The unoaked revolution

By Robyn James

When ancient Rome first started making wine, their preferred vessels were clay pots. Breakage during shipping became a problem, and they experimented using big wooden barrels and vats. Not only was this a sturdier method, but they discovered that the porous wood imparted some favorable qualities to the wine, and it also allowed it to age gracefully.

It became particularly popular to use oak influence on the noble grape, chardonnay, and by the 1990s winemakers were making the heavy, oaky, buttered-toast, style that in many cases was used to mask inferior fruit. Some wineries, in an effort to save money, would just dump oak chips into cheap chardonnay, stir it up and soak it, then filter them out.

Although it is the most widely planted white grape in the U.S., Europe, Australia and South America, consumers revolted and adopted the battle cry of ABC — “Anything But Chardonnay.” Winemakers listened and the movement began to improve the quality of chardonnay fruit and back off on the oak influence. The always-irreverent Australian winemakers coined the phrase “Drinking Naked” for chardonnay minus oak.

This past decade efforts have been made to produce chardonnay that is balanced between fruit and acidity. Planting in cooler areas and giving the grapes less hang time produce crisper, more refreshing versions of this versatile grape.

All wines go through a primary fermentation that converts the sugars into alcohol, but winemakers have the option of inducing or spontaneously allowing the wine to go through a secondary, malolactic fermentation. Tart tasting, green apple-like, malic acid is naturally present in wine, and this process turns it into lactic acid, the same acid in butter. Thus the wine takes on a richer, creamy, buttery character.

Kim Crawford Unoaked Chardonnay from New Zealand is a tasty example of this process. Their fruit comes from vineyards in Marlborough and Hawke’s Bay, where the canopies of the vines are managed to allow the fruit to ripen slowly. Completely devoid of oak, this chardonnay has gone through malolactic fermentation, and the winery describes their wine as “ripe tropical fruit — pineapple and ripe melon — with hints of butterscotch. Shows great length uncluttered by oak. Secondary malolactic fermentation gives nuttiness and generous mouthfeel.” You can usually find this gem in the market for around $16.

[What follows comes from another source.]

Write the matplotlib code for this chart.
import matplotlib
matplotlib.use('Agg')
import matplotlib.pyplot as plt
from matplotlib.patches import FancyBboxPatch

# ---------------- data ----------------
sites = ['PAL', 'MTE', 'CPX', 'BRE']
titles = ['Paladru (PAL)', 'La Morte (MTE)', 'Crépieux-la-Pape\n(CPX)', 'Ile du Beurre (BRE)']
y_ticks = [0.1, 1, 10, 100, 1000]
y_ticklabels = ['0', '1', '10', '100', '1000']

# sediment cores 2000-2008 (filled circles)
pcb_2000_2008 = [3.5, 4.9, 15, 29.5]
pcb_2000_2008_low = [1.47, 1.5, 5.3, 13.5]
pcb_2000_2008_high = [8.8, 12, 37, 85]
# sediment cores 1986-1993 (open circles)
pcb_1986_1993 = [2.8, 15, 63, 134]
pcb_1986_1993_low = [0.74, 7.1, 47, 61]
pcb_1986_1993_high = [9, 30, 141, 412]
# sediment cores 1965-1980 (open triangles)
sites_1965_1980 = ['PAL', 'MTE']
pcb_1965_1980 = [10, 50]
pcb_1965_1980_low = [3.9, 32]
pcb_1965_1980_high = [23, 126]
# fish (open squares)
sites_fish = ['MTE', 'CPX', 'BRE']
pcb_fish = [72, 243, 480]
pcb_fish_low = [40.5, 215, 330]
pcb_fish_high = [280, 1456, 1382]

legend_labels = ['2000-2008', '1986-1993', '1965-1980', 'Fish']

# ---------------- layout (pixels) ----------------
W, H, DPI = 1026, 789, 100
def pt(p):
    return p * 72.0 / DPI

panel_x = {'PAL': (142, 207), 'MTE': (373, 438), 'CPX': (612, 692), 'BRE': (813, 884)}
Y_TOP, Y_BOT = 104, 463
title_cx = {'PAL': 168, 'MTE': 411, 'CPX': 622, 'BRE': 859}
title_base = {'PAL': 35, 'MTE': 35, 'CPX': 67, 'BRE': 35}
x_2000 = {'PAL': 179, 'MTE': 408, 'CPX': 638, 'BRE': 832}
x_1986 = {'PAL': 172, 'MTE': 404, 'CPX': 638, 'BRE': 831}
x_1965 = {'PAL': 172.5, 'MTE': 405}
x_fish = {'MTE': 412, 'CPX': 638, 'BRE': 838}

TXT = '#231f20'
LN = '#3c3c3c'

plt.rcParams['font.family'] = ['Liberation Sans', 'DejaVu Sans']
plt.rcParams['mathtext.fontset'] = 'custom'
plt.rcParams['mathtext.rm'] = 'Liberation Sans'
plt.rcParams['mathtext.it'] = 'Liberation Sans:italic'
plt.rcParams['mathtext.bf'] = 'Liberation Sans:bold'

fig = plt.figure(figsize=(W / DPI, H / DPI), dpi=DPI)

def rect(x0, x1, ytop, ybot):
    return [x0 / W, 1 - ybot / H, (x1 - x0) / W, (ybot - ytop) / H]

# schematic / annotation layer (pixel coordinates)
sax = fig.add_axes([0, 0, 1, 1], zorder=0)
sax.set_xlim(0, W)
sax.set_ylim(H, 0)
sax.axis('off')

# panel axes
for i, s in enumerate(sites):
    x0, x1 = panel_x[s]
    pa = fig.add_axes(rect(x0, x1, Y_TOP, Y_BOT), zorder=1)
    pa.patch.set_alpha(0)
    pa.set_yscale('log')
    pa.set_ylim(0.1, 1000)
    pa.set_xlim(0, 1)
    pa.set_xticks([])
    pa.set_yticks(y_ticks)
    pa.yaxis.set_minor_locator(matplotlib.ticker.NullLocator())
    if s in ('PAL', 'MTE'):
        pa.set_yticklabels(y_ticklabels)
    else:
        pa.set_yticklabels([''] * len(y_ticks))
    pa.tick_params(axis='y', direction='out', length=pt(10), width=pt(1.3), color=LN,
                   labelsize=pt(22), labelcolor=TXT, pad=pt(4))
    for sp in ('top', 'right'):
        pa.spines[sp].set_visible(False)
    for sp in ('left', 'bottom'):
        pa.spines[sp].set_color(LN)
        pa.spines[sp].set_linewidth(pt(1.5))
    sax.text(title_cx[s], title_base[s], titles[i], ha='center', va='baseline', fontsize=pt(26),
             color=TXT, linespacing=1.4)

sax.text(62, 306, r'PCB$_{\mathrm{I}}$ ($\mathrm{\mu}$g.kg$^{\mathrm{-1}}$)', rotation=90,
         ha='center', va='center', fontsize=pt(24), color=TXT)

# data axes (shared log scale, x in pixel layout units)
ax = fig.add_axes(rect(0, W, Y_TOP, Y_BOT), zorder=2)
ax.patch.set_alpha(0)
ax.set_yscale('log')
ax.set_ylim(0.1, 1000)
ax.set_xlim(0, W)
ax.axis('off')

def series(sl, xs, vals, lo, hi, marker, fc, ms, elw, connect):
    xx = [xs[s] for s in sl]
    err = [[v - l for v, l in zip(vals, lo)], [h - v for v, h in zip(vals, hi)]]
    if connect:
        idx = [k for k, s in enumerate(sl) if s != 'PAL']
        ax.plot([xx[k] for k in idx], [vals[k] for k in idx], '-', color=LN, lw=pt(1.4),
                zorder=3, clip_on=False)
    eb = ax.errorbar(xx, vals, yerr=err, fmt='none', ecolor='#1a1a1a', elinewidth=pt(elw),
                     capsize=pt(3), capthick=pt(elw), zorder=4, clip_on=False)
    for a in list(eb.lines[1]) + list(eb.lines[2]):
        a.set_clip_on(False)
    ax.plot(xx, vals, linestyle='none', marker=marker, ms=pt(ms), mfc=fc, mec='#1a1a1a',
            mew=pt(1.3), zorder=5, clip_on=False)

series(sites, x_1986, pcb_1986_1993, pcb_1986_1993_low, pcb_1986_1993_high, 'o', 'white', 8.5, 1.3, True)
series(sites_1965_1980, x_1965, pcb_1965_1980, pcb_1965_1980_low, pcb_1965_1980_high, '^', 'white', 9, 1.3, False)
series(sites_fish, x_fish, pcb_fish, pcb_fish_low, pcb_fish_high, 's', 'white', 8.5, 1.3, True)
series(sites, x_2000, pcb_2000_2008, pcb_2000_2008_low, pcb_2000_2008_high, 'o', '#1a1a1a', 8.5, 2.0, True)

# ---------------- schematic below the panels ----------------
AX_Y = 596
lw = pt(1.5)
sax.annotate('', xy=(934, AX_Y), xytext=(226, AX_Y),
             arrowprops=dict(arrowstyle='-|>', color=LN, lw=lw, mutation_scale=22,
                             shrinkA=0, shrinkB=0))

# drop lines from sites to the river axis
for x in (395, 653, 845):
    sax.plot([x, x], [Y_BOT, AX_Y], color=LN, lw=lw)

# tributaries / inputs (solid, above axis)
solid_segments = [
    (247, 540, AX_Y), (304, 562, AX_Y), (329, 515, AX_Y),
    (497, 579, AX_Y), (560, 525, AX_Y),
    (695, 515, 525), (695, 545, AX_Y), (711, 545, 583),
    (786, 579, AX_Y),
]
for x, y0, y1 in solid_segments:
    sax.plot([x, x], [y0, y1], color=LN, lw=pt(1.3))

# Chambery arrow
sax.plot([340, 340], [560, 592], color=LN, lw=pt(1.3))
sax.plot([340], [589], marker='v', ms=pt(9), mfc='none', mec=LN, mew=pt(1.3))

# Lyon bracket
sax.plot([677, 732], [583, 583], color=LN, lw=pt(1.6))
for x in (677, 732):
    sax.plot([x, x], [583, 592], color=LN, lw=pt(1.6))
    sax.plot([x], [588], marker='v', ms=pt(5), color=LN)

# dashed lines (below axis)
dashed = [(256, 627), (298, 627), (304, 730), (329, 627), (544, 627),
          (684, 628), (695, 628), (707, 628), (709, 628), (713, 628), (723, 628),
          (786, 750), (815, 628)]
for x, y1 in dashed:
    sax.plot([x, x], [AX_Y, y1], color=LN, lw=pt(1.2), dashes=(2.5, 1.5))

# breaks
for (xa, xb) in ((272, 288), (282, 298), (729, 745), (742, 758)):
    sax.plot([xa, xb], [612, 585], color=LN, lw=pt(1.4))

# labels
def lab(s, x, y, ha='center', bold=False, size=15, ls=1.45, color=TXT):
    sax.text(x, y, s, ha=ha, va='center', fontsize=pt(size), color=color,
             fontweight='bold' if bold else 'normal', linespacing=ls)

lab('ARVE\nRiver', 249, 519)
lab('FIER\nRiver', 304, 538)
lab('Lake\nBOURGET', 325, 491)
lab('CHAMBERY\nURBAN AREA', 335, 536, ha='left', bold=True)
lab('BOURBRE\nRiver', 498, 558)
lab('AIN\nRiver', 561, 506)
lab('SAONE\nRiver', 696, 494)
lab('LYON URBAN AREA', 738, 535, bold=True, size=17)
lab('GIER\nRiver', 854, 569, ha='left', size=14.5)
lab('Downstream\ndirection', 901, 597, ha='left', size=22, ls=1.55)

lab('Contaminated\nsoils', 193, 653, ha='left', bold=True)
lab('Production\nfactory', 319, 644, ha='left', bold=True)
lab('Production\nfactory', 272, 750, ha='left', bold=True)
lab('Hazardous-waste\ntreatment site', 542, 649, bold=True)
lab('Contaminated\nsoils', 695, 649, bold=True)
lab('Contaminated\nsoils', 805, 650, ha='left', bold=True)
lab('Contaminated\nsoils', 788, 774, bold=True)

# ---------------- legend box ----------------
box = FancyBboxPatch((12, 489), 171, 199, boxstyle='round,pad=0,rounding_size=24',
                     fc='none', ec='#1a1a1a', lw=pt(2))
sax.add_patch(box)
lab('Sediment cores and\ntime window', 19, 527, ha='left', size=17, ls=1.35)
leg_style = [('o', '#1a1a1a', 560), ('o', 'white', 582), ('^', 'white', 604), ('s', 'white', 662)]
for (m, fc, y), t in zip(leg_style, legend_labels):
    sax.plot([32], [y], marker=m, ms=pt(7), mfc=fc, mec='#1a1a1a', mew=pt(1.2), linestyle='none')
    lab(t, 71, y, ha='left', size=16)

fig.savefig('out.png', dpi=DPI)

Louis Jadot, one of Burgundy’s largest producers, makes a delicious chardonnay from the Maconnais region cleverly branded “Steel Chardonnay” that sells for about $17. Like Crawford’s chardonnay, this wine is completely unoaked, aged in steel vats. But, unlike Crawford’s, it does not go through any part of malolactic fermentation. Described by the winery as having “high toned aromas of citrus, mandarin orange, white flower, pear and apple, with flinty minerality. Retains a fresh, crisp character.” A perfect match for summertime fish and shellfish dishes.

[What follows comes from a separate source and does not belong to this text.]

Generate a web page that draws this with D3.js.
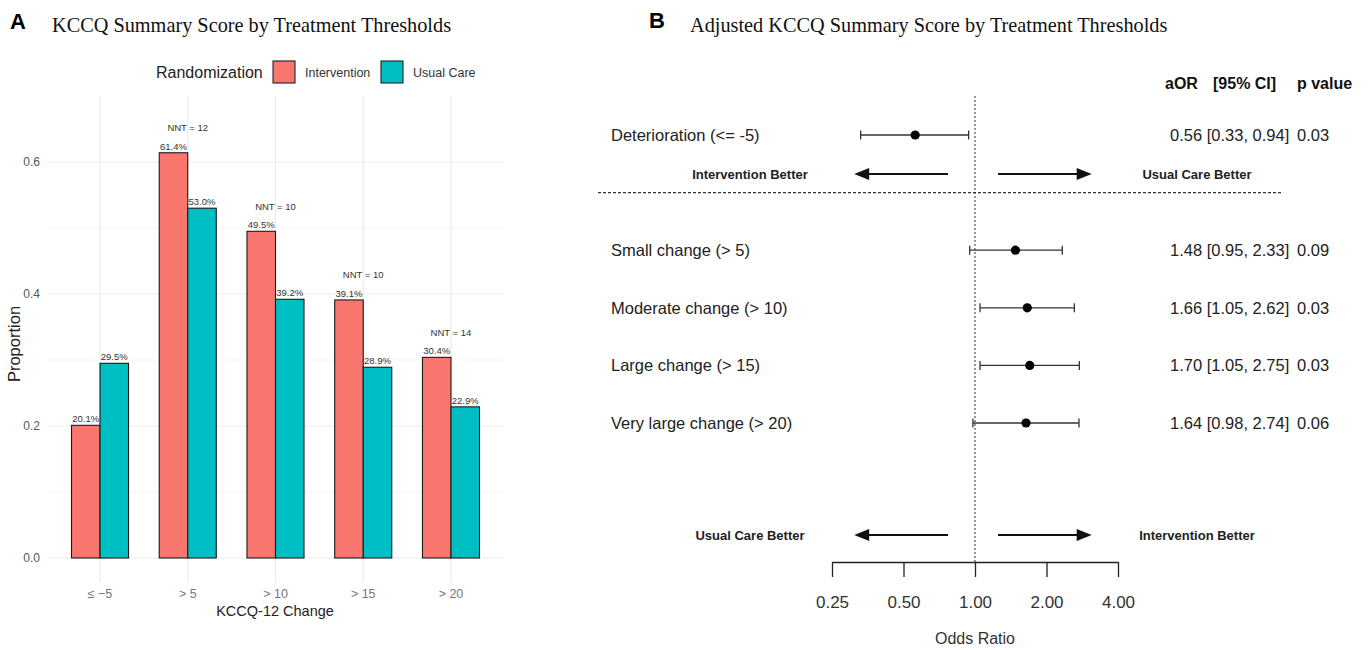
<!DOCTYPE html>
<html>
<head>
<meta charset="utf-8">
<script src="https://cdn.jsdelivr.net/npm/d3@7"></script>
<style>
  body { margin: 0; background: #fff; }
  svg { display: block; }
</style>
</head>
<body>
<svg width="1369" height="650"></svg>
<script>
// panel A data
const categories = ["≤ −5", "> 5", "> 10", "> 15", "> 20"];
const intervention = [0.201, 0.614, 0.495, 0.391, 0.304];
const usualCare = [0.295, 0.530, 0.392, 0.289, 0.229];
const nnt = [null, 12, 10, 10, 14];
const groups = ["Intervention", "Usual Care"];
const yTicks = [0, 0.2, 0.4, 0.6];

// panel B data
const outcomes = ["Deterioration (<= -5)", "Small change (> 5)", "Moderate change (> 10)", "Large change (> 15)", "Very large change (> 20)"];
const rowIndex = [0, 2, 3, 4, 5];
const aor = [0.56, 1.48, 1.66, 1.70, 1.64];
const lower = [0.33, 0.95, 1.05, 1.05, 0.98];
const upper = [0.94, 2.33, 2.62, 2.75, 2.74];
const pvals = ["0.03", "0.09", "0.03", "0.03", "0.06"];
const orTicks = [0.25, 0.5, 1, 2, 4];

const svg = d3.select("svg");
const sans = "'Liberation Sans', Arial, sans-serif";
const serif = "'Liberation Serif', 'Times New Roman', serif";
const colors = d3.scaleOrdinal().domain(groups).range(["#F8766D", "#00BFC4"]);

// ---------- Panel A ----------
svg.append("text").attr("x", 10).attr("y", 29)
  .style("font", `bold 22px ${sans}`).text("A");
svg.append("text").attr("x", 52).attr("y", 32)
  .style("font", `20.3px ${serif}`).attr("fill", "#111")
  .text("KCCQ Summary Score by Treatment Thresholds");

// legend
const leg = svg.append("g");
leg.append("text").attr("x", 156).attr("y", 78)
  .style("font", `16px ${sans}`).attr("fill", "#222").text("Randomization");
[[273, 305], [381, 413]].forEach(([bx, tx], i) => {
  leg.append("rect").attr("x", bx).attr("y", 61).attr("width", 22).attr("height", 22)
    .attr("fill", colors(groups[i])).attr("stroke", "#222").attr("stroke-width", 1.1);
  leg.append("text").attr("x", tx).attr("y", 77)
    .style("font", `12.5px ${sans}`).attr("fill", "#333").text(groups[i]);
});

const panelTop = 96, panelBottom = 582;
const x = d3.scaleBand().domain(categories).range([100 - 87.7 * 0.5, 451 + 87.7 * 0.5]);
const stepA = x.step();
const xc = d => x(d) + stepA / 2;
const xSub = d3.scaleBand().domain(groups).range([-stepA * 0.325, stepA * 0.325]);
const y = d3.scaleLinear().domain([0, 0.6]).range([558, 162]);

const gridA = svg.append("g");
// minor gridlines
[0.1, 0.3, 0.5].forEach(v => {
  gridA.append("line").attr("x1", 47).attr("x2", 503).attr("y1", y(v)).attr("y2", y(v))
    .attr("stroke", "#f4f4f4").attr("stroke-width", 1);
});
yTicks.forEach(v => {
  gridA.append("line").attr("x1", 47).attr("x2", 503).attr("y1", y(v)).attr("y2", y(v))
    .attr("stroke", "#ebebeb").attr("stroke-width", 1.2);
});
categories.forEach(c => {
  gridA.append("line").attr("x1", xc(c)).attr("x2", xc(c)).attr("y1", panelTop).attr("y2", panelBottom)
    .attr("stroke", "#ebebeb").attr("stroke-width", 1.2);
});

// y axis labels
svg.append("g").attr("transform", "translate(44,0)")
  .call(d3.axisLeft(y).tickValues(yTicks).tickFormat(d3.format(".1f")).tickSize(0).tickPadding(4))
  .call(g => g.select(".domain").remove())
  .call(g => g.selectAll("text").style("font", `12px ${sans}`).attr("fill", "#555"));

// x axis labels
svg.append("g").attr("transform", `translate(0,${panelBottom})`)
  .call(d3.axisBottom(x).tickSize(0).tickPadding(7))
  .call(g => g.select(".domain").remove())
  .call(g => g.selectAll("text").style("font", `12.5px ${sans}`).attr("fill", "#777"));

svg.append("text").attr("x", 275).attr("y", 616).attr("text-anchor", "middle")
  .style("font", `14.5px ${sans}`).attr("fill", "#222").text("KCCQ-12 Change");
svg.append("text").attr("transform", "translate(20,344) rotate(-90)").attr("text-anchor", "middle")
  .style("font", `16.5px ${sans}`).attr("fill", "#222").text("Proportion");

// bars
const barData = categories.flatMap((c, i) => [
  { cat: c, group: groups[0], value: intervention[i] },
  { cat: c, group: groups[1], value: usualCare[i] }
]);
const bars = svg.append("g").selectAll("g").data(barData).join("g");
bars.append("rect")
  .attr("x", d => xc(d.cat) + xSub(d.group))
  .attr("y", d => y(d.value))
  .attr("width", xSub.bandwidth())
  .attr("height", d => y(0) - y(d.value))
  .attr("fill", d => colors(d.group))
  .attr("stroke", "#1a1a1a").attr("stroke-width", 1.1);
bars.append("text")
  .attr("x", d => xc(d.cat) + xSub(d.group) + xSub.bandwidth() / 2)
  .attr("y", d => y(d.value) - 3)
  .attr("text-anchor", "middle")
  .style("font", `9.5px ${sans}`).attr("fill", "#333")
  .text(d => d3.format(".1%")(d.value));

svg.append("g").selectAll("text").data(categories.filter((c, i) => nnt[i] != null)).join("text")
  .attr("x", d => xc(d))
  .attr("y", d => {
    const i = categories.indexOf(d);
    return y(Math.max(intervention[i], usualCare[i]) + 0.033);
  })
  .attr("text-anchor", "middle")
  .style("font", `9.5px ${sans}`).attr("fill", "#333")
  .text(d => `NNT = ${nnt[categories.indexOf(d)]}`);

// ---------- Panel B ----------
svg.append("text").attr("x", 649).attr("y", 28)
  .style("font", `bold 22px ${sans}`).text("B");
svg.append("text").attr("x", 690).attr("y", 32)
  .style("font", `20.3px ${serif}`).attr("fill", "#111")
  .text("Adjusted KCCQ Summary Score by Treatment Thresholds");

const xo = d3.scaleLog().base(2).domain([0.25, 4]).range([832, 1118]);
const row = d3.scaleLinear().domain([0, 5]).range([135, 423]);

// header
const hdr = svg.append("g").style("font", `bold 16px ${sans}`).attr("fill", "#111");
hdr.append("text").attr("x", 1165).attr("y", 89).text("aOR");
hdr.append("text").attr("x", 1213).attr("y", 89).text("[95% CI]");
hdr.append("text").attr("x", 1297).attr("y", 89).text("p value");

// reference line and separator
svg.append("line").attr("x1", xo(1)).attr("x2", xo(1)).attr("y1", 96).attr("y2", 562)
  .attr("stroke", "#333").attr("stroke-width", 1).attr("stroke-dasharray", "2,2");
svg.append("line").attr("x1", 598).attr("x2", 1281).attr("y1", row(1)).attr("y2", row(1))
  .attr("stroke", "#333").attr("stroke-width", 1.2).attr("stroke-dasharray", "3,2");

// rows
const rows = svg.append("g").selectAll("g").data(outcomes).join("g")
  .attr("transform", (d, i) => `translate(0,${row(rowIndex[i])})`);
rows.append("text").attr("x", 611).attr("y", 6)
  .style("font", `16.5px ${sans}`).attr("fill", "#222").text(d => d);
rows.append("line")
  .attr("x1", (d, i) => xo(lower[i])).attr("x2", (d, i) => xo(upper[i]))
  .attr("stroke", "#333").attr("stroke-width", 1.3);
rows.selectAll(".cap").data((d, i) => [lower[i], upper[i]]).join("line")
  .attr("class", "cap")
  .attr("x1", v => xo(v)).attr("x2", v => xo(v)).attr("y1", -4.5).attr("y2", 4.5)
  .attr("stroke", "#333").attr("stroke-width", 1.3);
rows.append("circle").attr("cx", (d, i) => xo(aor[i])).attr("r", 4.6).attr("fill", "#000");
rows.append("text").attr("x", 1170).attr("y", 6)
  .style("font", `16.5px ${sans}`).attr("fill", "#222")
  .text((d, i) => `${aor[i].toFixed(2)} [${lower[i].toFixed(2)}, ${upper[i].toFixed(2)}]`);
rows.append("text").attr("x", 1297).attr("y", 6)
  .style("font", `16.5px ${sans}`).attr("fill", "#222")
  .text((d, i) => pvals[i]);

// direction arrows
const arrowSets = [
  { y: 174, left: "Intervention Better", right: "Usual Care Better" },
  { y: 535, left: "Usual Care Better", right: "Intervention Better" }
];
const arrowSpans = [[0.77, 0.31], [1.25, 3.1]];
arrowSets.forEach(a => {
  const g = svg.append("g");
  arrowSpans.forEach(([from, to]) => {
    const x1 = xo(from), x2 = xo(to);
    const dir = Math.sign(x2 - x1);
    g.append("line").attr("x1", x1).attr("x2", x2 - dir * 12).attr("y1", a.y).attr("y2", a.y)
      .attr("stroke", "#111").attr("stroke-width", 2.2);
    g.append("path")
      .attr("d", `M${x2},${a.y} L${x2 - dir * 15},${a.y - 6} L${x2 - dir * 15},${a.y + 6} Z`)
      .attr("fill", "#111");
  });
  g.append("text").attr("x", 750).attr("y", a.y + 5).attr("text-anchor", "middle")
    .style("font", `bold 13px ${sans}`).attr("fill", "#222").text(a.left);
  g.append("text").attr("x", 1197).attr("y", a.y + 5).attr("text-anchor", "middle")
    .style("font", `bold 13px ${sans}`).attr("fill", "#222").text(a.right);
});

// OR axis
svg.append("g").attr("transform", "translate(0,562)")
  .call(d3.axisBottom(xo).tickValues(orTicks).tickFormat(d3.format(".2f")).tickSize(15).tickSizeOuter(0).tickPadding(19))
  .call(g => g.select(".domain").attr("stroke", "#222").attr("stroke-width", 1.3))
  .call(g => g.selectAll(".tick line").attr("stroke", "#222").attr("stroke-width", 1.3))
  .call(g => g.selectAll("text").style("font", `17px ${sans}`).attr("fill", "#333"));
svg.append("text").attr("x", xo(1)).attr("y", 644).attr("text-anchor", "middle")
  .style("font", `16px ${sans}`).attr("fill", "#333").text("Odds Ratio");
</script>
</body>
</html>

The Donati Estate, the only winery located in the Paicines wine-growing region of California, produces a tasty unoaked chardonnay for about $13. Branded “Sisters Forever” by winemaker Briana Heywood, this sustainably farmed wine is a tribute to women.

Winery tasting notes claim that the wine has “tropical aromas of melon, pineapple, banana and apricot. Lush mouthfeel with crisp and marvelous acidity on the finish.”

These wines are prefect warm weather selections, so go ahead — drink naked!